We all know procrastination: waiting until the last minute to complete pressing tasks, often resulting in work that doesn’t necessarily come with good quality. Then what about simply starting the work sooner, even long before the deadline? You might regard it as the perfect antidote to conquer procrastination, but latest research has proven the other side of the story which you would find mind-blowing.
The research by Dr David Rosenbaum at University of California, Riverside shows that the tendency to rush too quickly into tasks could lead to unnecessary efforts which could be avoided with some scheduling. A typical precrastinator would deplete the precious energy that is needed for more urgent tasks by dealing with something unimportant first – in other words, spending time on trivial things that requires less efforts than you actually make.
So, why precrastinating? Dr Rosenbaum mentions that generally people cannot resist things immediately available to them. In the case of a low-hanging fruit, most people are instinctively wired to go for it. For example, imagine going to the office in the morning, finding out you have a full email box. Would you set it aside instead of opening one by one just to get rid of it? Most people would probably think: I can tackle it down in five minutes, why bother doing it later? Such a mindset, according to Rosenbaum, could be a way of “feeling freer” with one fewer things to worry about – a universal evolutionary impulse that could explain the behaviour.
The real danger of precrastination is the naturally higher chance of finishing your tasks incompletely or inaccurately. In terms of the emails, as you go through too quickly just to get it over with, you might miss out something really important, or you respond without careful thoughts.

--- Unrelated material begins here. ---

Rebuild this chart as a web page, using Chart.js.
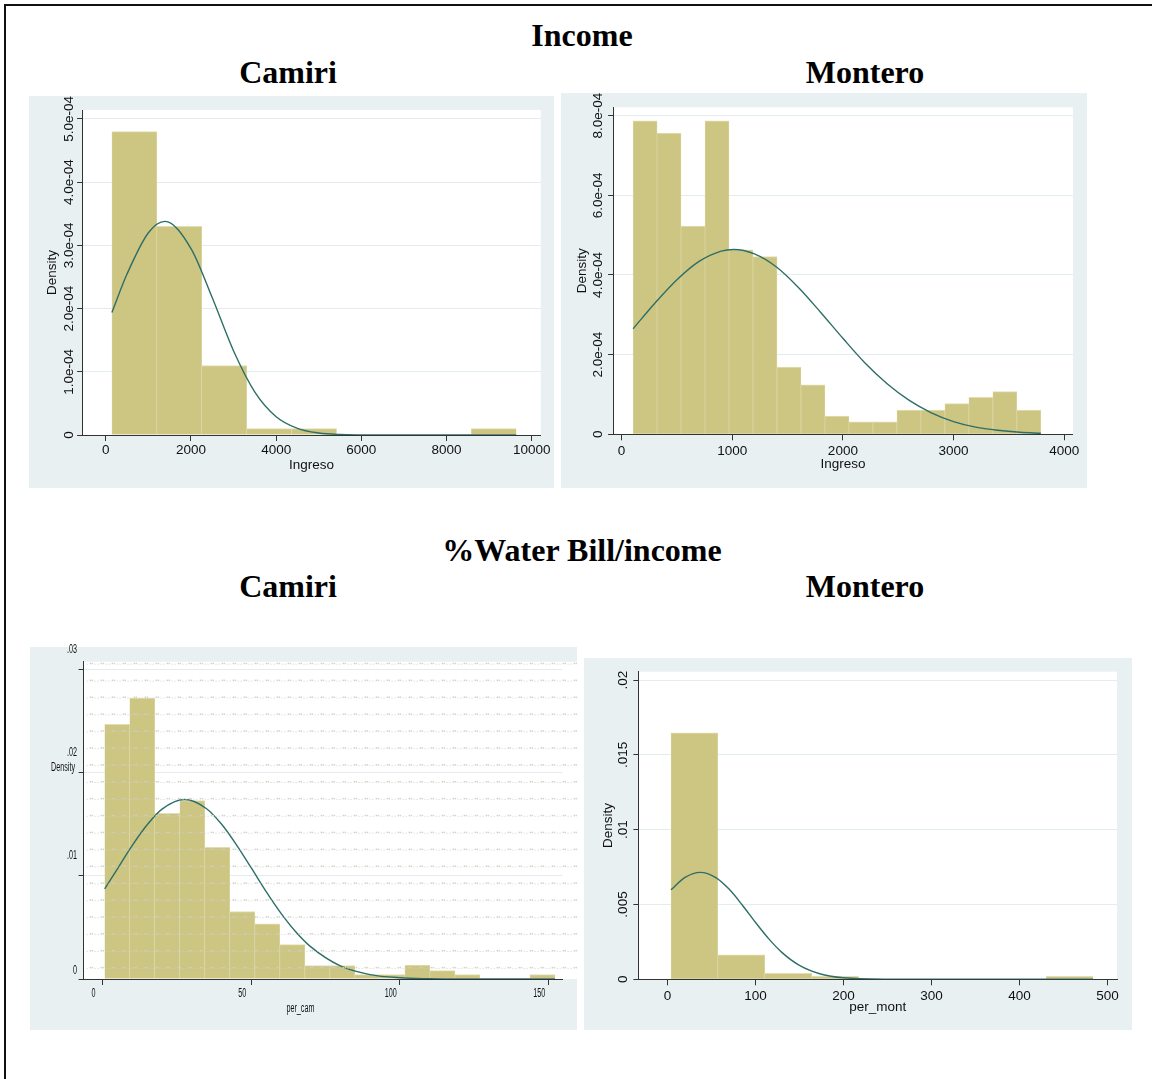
<!DOCTYPE html>
<html>
<head>
<meta charset="utf-8">
<script src="https://cdn.jsdelivr.net/npm/chart.js@4.4.1/dist/chart.umd.min.js"></script>
<style>
  body { margin: 0; width: 1152px; height: 1079px; overflow: hidden; position: relative; background: #fff; }
  .frame { position: absolute; left: 4px; top: 4px; width: 1200px; height: 1200px; border-left: 2px solid #111; border-top: 2px solid #111; }
  .t { position: absolute; font: bold 32px/32px 'Liberation Serif', 'Times New Roman', serif; color: #000; white-space: nowrap; transform: translateX(-50%); }
  canvas { position: absolute; background: #e8f0f2; }
  #camWat { background: linear-gradient(rgba(255,255,255,0) 7px, #e8f0f2 7px); }
</style>
</head>
<body>
<div class="frame"></div>
<div class="t" style="left:582px;top:19px">Income</div>
<div class="t" style="left:288px;top:56px">Camiri</div>
<div class="t" style="left:865px;top:56px">Montero</div>
<div class="t" style="left:582px;top:534px">%Water Bill/income</div>
<div class="t" style="left:288px;top:570px">Camiri</div>
<div class="t" style="left:865px;top:570px">Montero</div>

<canvas id="camInc" width="525" height="392" style="left:29px;top:96px"></canvas>
<canvas id="monInc" width="526" height="395" style="left:561px;top:93px"></canvas>
<canvas id="camWat" width="547" height="390" style="left:30px;top:640px"></canvas>
<canvas id="monWat" width="548" height="372" style="left:584px;top:658px"></canvas>

<script>
// Camiri income (Ingreso): bin midpoints and densities
const camIncBins = [670.5, 1725.5, 2780.5, 3835.5, 4890.5, 5945.5, 7000.5, 8055.5, 9110.5];
const camIncDens = [4.80e-4, 3.30e-4, 1.10e-4, 0.10e-4, 0.10e-4, 0, 0, 0, 0.10e-4];
const camIncCurveX = [143, 500, 1000, 1388, 2000, 2500, 3000, 3500, 4000, 4500, 5000, 5500, 6000, 7000, 8000, 9638];
const camIncCurveY = [1.94e-4, 2.55e-4, 3.20e-4, 3.38e-4, 2.95e-4, 2.17e-4, 1.33e-4, 0.68e-4, 0.29e-4, 0.105e-4, 0.032e-4, 0.008e-4, 0.002e-4, 0, 0, 0];
const camIncXTicks = [0, 2000, 4000, 6000, 8000, 10000];
const camIncYTicks = [0, 1e-4, 2e-4, 3e-4, 4e-4, 5e-4];

// Montero income (Ingreso)
const monIncBins = [212.0, 428.8, 645.6, 862.4, 1079.2, 1296.0, 1512.8, 1729.6, 1946.4, 2163.2, 2380.0, 2596.8, 2813.6, 3030.4, 3247.2, 3464.0, 3680.8];
const monIncDens = [7.87e-4, 7.56e-4, 5.23e-4, 7.87e-4, 4.63e-4, 4.46e-4, 1.69e-4, 1.24e-4, 0.46e-4, 0.31e-4, 0.31e-4, 0.61e-4, 0.61e-4, 0.77e-4, 0.93e-4, 1.07e-4, 0.61e-4];
const monIncCurveX = [104, 300, 500, 700, 900, 1014, 1200, 1400, 1600, 1800, 2000, 2200, 2400, 2600, 2800, 3000, 3200, 3400, 3600, 3789];
const monIncCurveY = [2.65e-4, 3.29e-4, 3.88e-4, 4.34e-4, 4.60e-4, 4.64e-4, 4.53e-4, 4.20e-4, 3.68e-4, 3.06e-4, 2.41e-4, 1.79e-4, 1.27e-4, 0.85e-4, 0.54e-4, 0.32e-4, 0.18e-4, 0.10e-4, 0.05e-4, 0.025e-4];
const monIncXTicks = [0, 1000, 2000, 3000, 4000];
const monIncYTicks = [0, 2e-4, 4e-4, 6e-4, 8e-4];

// Camiri water bill share (per_cam)
const camWatBins = [4.92, 13.34, 21.76, 30.18, 38.60, 47.02, 55.44, 63.86, 72.28, 80.70, 89.12, 97.54, 105.96, 114.38, 122.80, 131.22, 139.64, 148.06];
const camWatDens = [0.02472, 0.02728, 0.01609, 0.01732, 0.01278, 0.00655, 0.00535, 0.00334, 0.0013, 0.0013, 0.00042, 0.00042, 0.00136, 0.00081, 0.00044, 0, 0, 0.00044];
const camWatCurveX = [0.7, 5, 10, 15, 20, 27.6, 35, 40, 45, 50, 55, 60, 65, 70, 80, 90, 100, 110, 120, 152.3];
const camWatCurveY = [0.00874, 0.0107, 0.01297, 0.01497, 0.01649, 0.01742, 0.01653, 0.01504, 0.01305, 0.0108, 0.00851, 0.0064, 0.00459, 0.00314, 0.00127, 0.00043, 0.00012, 0.00003, 0, 0];
const camWatXTicks = [0, 50, 100, 150];
const camWatYTicks = [0, 0.01, 0.02, 0.03];

// Montero water bill share (per_mont)
const monWatBins = [30.65, 83.95, 137.25, 190.55, 243.85, 297.15, 350.45, 403.75, 457.05];
const monWatDens = [0.01648, 0.00163, 0.0004, 0.0002, 0, 0, 0, 0, 0.0002];
const monWatCurveX = [4, 20, 37.4, 55, 70, 85, 100, 115, 130, 150, 175, 200, 250, 300, 400, 483.7];
const monWatCurveY = [0.00598, 0.00681, 0.00715, 0.0068, 0.00603, 0.00497, 0.00381, 0.00272, 0.0018, 0.00093, 0.00034, 0.0001, 0.000005, 0, 0, 0];
const monWatXTicks = [0, 100, 200, 300, 400, 500];
const monWatYTicks = [0, 0.005, 0.01, 0.015, 0.02];

Chart.defaults.font.family = "'Liberation Sans', Arial, sans-serif";
Chart.defaults.color = '#111';

function put(ctx, s, x, y, rot, sx, align) {
  ctx.save();
  ctx.translate(x, y);
  if (rot) ctx.rotate(-Math.PI / 2);
  ctx.scale(sx, 1);
  ctx.textAlign = align;
  ctx.fillText(s, 0, 0);
  ctx.restore();
}

// white plot region, dotted texture, hand placed tick labels
const stata = {
  id: 'stata',
  beforeDraw(chart, args, o) {
    const a = chart.chartArea, ctx = chart.ctx;
    ctx.save();
    ctx.fillStyle = '#fff';
    const r = o.wide ? chart.width : a.right;
    ctx.fillRect(a.left, a.top, r - a.left, a.bottom - a.top);
    ctx.restore();
  },
  afterDatasetsDraw(chart, args, o) {
    if (!o.dots) return;
    const a = chart.chartArea, ctx = chart.ctx;
    ctx.save();
    ctx.fillStyle = 'rgba(208,208,200,0.95)';
    for (let y = a.top + 2; y < a.bottom - 3; y += 16.9) {
      for (let x = a.left + 3; x < chart.width - 3; x += 11) {
        ctx.fillRect(x, y, 1, 1);
        ctx.fillRect(x + 3, y - 1, 1.5, 1.5);
        ctx.fillRect(x + 5, y - 1, 1.5, 1.5);
        ctx.fillRect(x + 8, y, 1, 1);
      }
    }
    ctx.restore();
  },
  afterDraw(chart, args, o) {
    const ctx = chart.ctx, ys = chart.scales.y, xs = chart.scales.x;
    ctx.save();
    ctx.fillStyle = '#111';
    ctx.font = o.font;
    ctx.textBaseline = 'middle';
    ys.ticks.forEach(t => {
      const dy = t.value === 0 ? o.dy0 : o.dy;
      put(ctx, t.label, o.yx, ys.getPixelForValue(t.value) + dy, o.rot, o.sx, o.align);
    });
    if (o.xy) {
      xs.ticks.forEach(t => put(ctx, t.label, xs.getPixelForValue(t.value) + o.dx, o.xy, false, o.sx, 'center'));
    }
    (o.extra || []).forEach(e => put(ctx, e.s, e.x, e.y, false, o.sx, e.a));
    ctx.restore();
  }
};

function hist(id, bx, by, cx, cy, xt, yt, o) {
  return new Chart(document.getElementById(id), {
    type: 'bar',
    data: {
      datasets: [
        {
          type: 'line',
          data: cx.map((x, i) => ({ x: x, y: cy[i] })),
          borderColor: '#2d6e67',
          borderWidth: 1.4,
          pointRadius: 0,
          cubicInterpolationMode: 'monotone',
          order: 1
        },
        {
          type: 'bar',
          data: bx.map((x, i) => ({ x: x, y: by[i] })),
          backgroundColor: '#cdc582',
          borderColor: '#e2deb2',
          borderWidth: { left: 0.6, right: 0.6, top: 1, bottom: 0 },
          barPercentage: 1,
          categoryPercentage: 1,
          order: 2
        }
      ]
    },
    options: {
      responsive: false,
      animation: false,
      events: [],
      devicePixelRatio: 1,
      layout: { padding: o.pad },
      plugins: { legend: { display: false }, tooltip: { enabled: false }, stata: o.stata },
      scales: {
        x: {
          type: 'linear', offset: false, min: o.xmin, max: o.xmax,
          afterBuildTicks: s => { s.ticks = xt.map(v => ({ value: v })); },
          afterFit: s => { s.height = o.xh; },
          grid: { offset: false, drawOnChartArea: false, tickLength: 6, tickColor: '#333' },
          border: { color: '#333' },
          ticks: { display: o.xlab !== false, padding: o.xpad || 0, maxRotation: 0, autoSkip: false,
                   font: { size: 13.5 }, callback: v => String(v) },
          title: { display: !!o.xtitle, text: o.xtitle, font: { size: 13.5 }, padding: { top: 0, bottom: o.xtb || 0 } }
        },
        y: {
          min: 0, max: o.ymax,
          afterBuildTicks: s => { s.ticks = yt.map(v => ({ value: v })); },
          afterFit: s => { s.width = o.yw; },
          grid: { color: '#e3ecef', tickLength: 5, tickColor: '#333' },
          border: { color: '#333' },
          ticks: { display: false, callback: o.yfmt },
          title: { display: !!o.ytitle, text: o.ytitle, font: { size: 13.5 }, padding: { top: 4, bottom: 4 } }
        }
      }
    },
    plugins: [stata]
  });
}

const sci = v => v === 0 ? '0' : v.toExponential(1).replace(/e-(\d)$/, 'e-0$1');
const dec = v => v === 0 ? '0' : v.toFixed(3).replace(/0+$/, '').replace(/^0/, '');

hist('camInc', camIncBins, camIncDens, camIncCurveX, camIncCurveY, camIncXTicks, camIncYTicks, {
  pad: { left: 11.6, top: 14, right: 13.2, bottom: 0 }, yw: 41.5, xh: 53,
  xmin: -557, xmax: 10214, xpad: 1, xtitle: 'Ingreso', xtb: 14.9,
  ymax: 5.142e-4, yfmt: sci, ytitle: 'Density',
  stata: { font: "13.5px 'Liberation Sans'", yx: 40.3, rot: true, sx: 1, align: 'center', dy: 0, dy0: 0 }
});

hist('monInc', monIncBins, monIncDens, monIncCurveX, monIncCurveY, monIncXTicks, monIncYTicks, {
  pad: { left: 9.2, top: 14.3, right: 14.1, bottom: 0 }, yw: 42.9, xh: 53.7,
  xmin: -77, xmax: 4079, xpad: 3, xtitle: 'Ingreso', xtb: 15.2,
  ymax: 8.21e-4, yfmt: sci, ytitle: 'Density',
  stata: { font: "13.5px 'Liberation Sans'", yx: 36.9, rot: true, sx: 1, align: 'center', dy: 0, dy0: 0 }
});

hist('camWat', camWatBins, camWatDens, camWatCurveX, camWatCurveY, camWatXTicks, camWatYTicks, {
  pad: { left: 0, top: 21.7, right: 14.8, bottom: 0 }, yw: 53.6, xh: 51,
  xmin: -6.4, xmax: 154.7, xlab: false,
  ymax: 0.0308, yfmt: dec,
  stata: {
    font: "12px 'Liberation Sans'", yx: 47, rot: false, sx: 0.6, align: 'right', dy: -20, dy0: -8,
    xy: 354, dx: -9, wide: true, dots: true,
    extra: [{ s: 'Density', x: 45, y: 127.7, a: 'right' }, { s: 'per_cam', x: 270.4, y: 368.3, a: 'center' }]
  }
});

hist('monWat', monWatBins, monWatDens, monWatCurveX, monWatCurveY, monWatXTicks, monWatYTicks, {
  pad: { left: 12.2, top: 13.7, right: 15, bottom: 0 }, yw: 42.2, xh: 50.7,
  xmin: -33, xmax: 510.9, xpad: 2.6, xtitle: 'per_mont', xtb: 14.2,
  ymax: 0.02056, yfmt: dec, ytitle: 'Density',
  stata: { font: "13.5px 'Liberation Sans'", yx: 39.2, rot: true, sx: 1, align: 'center', dy: 0, dy0: 0 }
});
</script>
</body>
</html>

However, Precrastination is not always without its benefits. With careful planning and management, going a bit ahead for major energy-burning projects could yield more tangible results and help to prepare in advance in case things should go south. Bear in mind that
1) it is OKAY to set trivial things aside because they won’t require huge mental energy later, and
2) being a bit deliberate and mindful to slow things down would do more good than harm.